Kontroversi Penggusuran: Kilas Balik Perumahan di Tambun Bekasi

Rabu, 05 Februari 2025 | 09:54:44 WIB
Kontroversi Penggusuran: Kilas Balik Perumahan di Tambun Bekasi

JAKARTA - Akhir pekan lalu, masyarakat digegerkan dengan kabar penggusuran di wilayah Bekasi yang diwarnai ketegangan. Penggusuran ini melibatkan puluhan rumah warga di Cluster Setia Mekar Residence 2, Tambun Selatan, Bekasi. Ironisnya, warga yang menjadi korban mengklaim sudah memegang Sertifikat Hak Milik (SHM).

Meskipun mendapat penolakan keras dari para penghuni, eksekusi tetap dilaksanakan. Juru sita dari Pengadilan Negeri Cikarang Kelas II melakukan tindakan pengosongan pada Kamis, 30 Januari 2025. Saat tim kami mengunjungi lokasi pada Selasa, 4 Februari 2025, tampak beberapa rumah sudah kosong dan tidak berpenghuni, sementara beberapa lainnya masih dalam proses pembangunan.

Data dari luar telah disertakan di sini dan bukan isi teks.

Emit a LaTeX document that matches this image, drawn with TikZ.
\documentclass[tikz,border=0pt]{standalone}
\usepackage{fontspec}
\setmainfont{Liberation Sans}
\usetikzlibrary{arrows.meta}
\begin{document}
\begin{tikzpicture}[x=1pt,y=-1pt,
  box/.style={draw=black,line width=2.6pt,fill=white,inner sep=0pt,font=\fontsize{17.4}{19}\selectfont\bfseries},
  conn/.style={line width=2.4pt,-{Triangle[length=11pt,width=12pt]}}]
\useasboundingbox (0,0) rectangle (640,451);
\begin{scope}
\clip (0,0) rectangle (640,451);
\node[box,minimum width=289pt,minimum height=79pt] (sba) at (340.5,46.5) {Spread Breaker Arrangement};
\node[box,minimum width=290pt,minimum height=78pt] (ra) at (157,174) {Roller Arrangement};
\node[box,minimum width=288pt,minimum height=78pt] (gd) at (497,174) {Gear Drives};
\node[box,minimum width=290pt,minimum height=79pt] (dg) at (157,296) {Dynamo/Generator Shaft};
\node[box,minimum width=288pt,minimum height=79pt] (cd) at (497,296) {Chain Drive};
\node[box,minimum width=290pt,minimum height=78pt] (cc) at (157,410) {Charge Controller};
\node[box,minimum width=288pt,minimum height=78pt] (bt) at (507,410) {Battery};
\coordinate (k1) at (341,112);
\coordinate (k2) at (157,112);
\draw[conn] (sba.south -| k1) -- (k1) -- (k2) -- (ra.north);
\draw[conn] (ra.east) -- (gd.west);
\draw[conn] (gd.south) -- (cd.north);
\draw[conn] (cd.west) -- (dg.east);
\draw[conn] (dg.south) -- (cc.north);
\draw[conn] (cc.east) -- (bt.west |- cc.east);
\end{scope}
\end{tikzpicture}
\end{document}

Penggusuran ini melibatkan 27 bidang tanah, yang terdiri dari 19 unit rumah dan 8 unit ruko, yang semuanya berada di bawah sengketa hukum. Ketua RT setempat, Ririn, menjelaskan bahwa penggusuran ini tidak menyentuh sekitar 30 unit rumah lama yang aman dari sengketa.

“Banyak yang belum jadi rumahnya. Rumah-rumah lama sekitar 30-an masih aman,” kata Ririn. Dia menambahkan bahwa warga mulai mengosongkan rumah mereka sejak hari eksekusi.

Situasi semakin rumit dengan ketegangan antara warga dan pihak penggugat, Hj. Mimi Jamilah, yang mengklaim kepemilikan atas tanah berdasarkan putusan pengadilan. Papan pengumuman yang dipasang di depan perumahan menyatakan, "Tanah ini milik Hj. Mimi Jamilah seluas 36.030 m2 berdasarkan Putusan Pengadilan yang telah berkekuatan hukum tetap," dengan merujuk pada Putusan nomor 128/PDT.G/1996/PN.BKS.

Menurut Ririn, warga sempat menunjukkan perlawanan di depan gerbang ketika eksekusi dilakukan. Namun, upaya tersebut tidak berhasil membendung langkah juru sita yang menurutnya telah berencana sejak 10 hari sebelumnya, setelah pelaksanaan penggusuran diundur dari jadwal awal.

Kondisi semakin menyulitkan warga dengan dicabutnya sambungan listrik dan air. “Makanya udah nggak ada yang dagang. Udah pada pindah. Kalau malam gelap itu, listriknya udah dipadamin,” ungkap Yani.

Penggusuran ini menyentuh lahan yang luasnya mencapai 3.100 meter persegi, mencakup perumahan dan delapan unit ruko. Herannya, satu ruko tetap beroperasi karena pemiliknya berupaya melakukan mediasi dengan penggugat.

Nilai properti tersebut tidak murah. Rumah di Cluster Setia Mekar Residence 2 diperkirakan bernilai antara Rp 600 juta hingga Rp 700 juta, sedangkan ruko di sana berkisar antara Rp 1,2 miliar hingga Rp 1,5 miliar per unit.

Kisruh ini menambah daftar panjang konflik tanah di wilayah Bekasi yang tak kunjung usai. Menurut catatan, sepanjang 2024 terdapat 295 kasus sengketa tanah yang meliputi wilayah seluas 92,58 hektar. Kasus semacam ini memerlukan perhatian serius agar tidak terus meresahkan warga.

Perbedaan klaim tanah seperti ini mengundang pertanyaan seputar sistem sertifikasi tanah di Indonesia dan kesiapan pemerintah dalam memberikan jaminan keamanan hak properti. Warga sangat berharap ada solusi nyata dari pemerintah untuk mencegah terulangnya kejadian serupa.

Di masa mendatang, semoga pemerintah dapat mengambil langkah preventif dan represif agar sengketa tanah dapat dihindari sedini mungkin. Masyarakat membutuhkan kepastian hukum dan keamanan untuk tempat tinggal mereka, agar tidak ada lagi cerita menyedihkan tentang keluarga yang kehilangan rumah meskipun telah memegang sertifikat resmi.

Kontroversi ini masih berlanjut, dan banyak pihak berharap adanya titik terang yang adil bagi seluruh pihak terkait. Saat ini, upaya mediasi dan diskusi-diskusi di antara pihak-pihak terkait diharap dapat membawa solusi damai untuk mengakhiri kebuntuan sengketa tanah ini.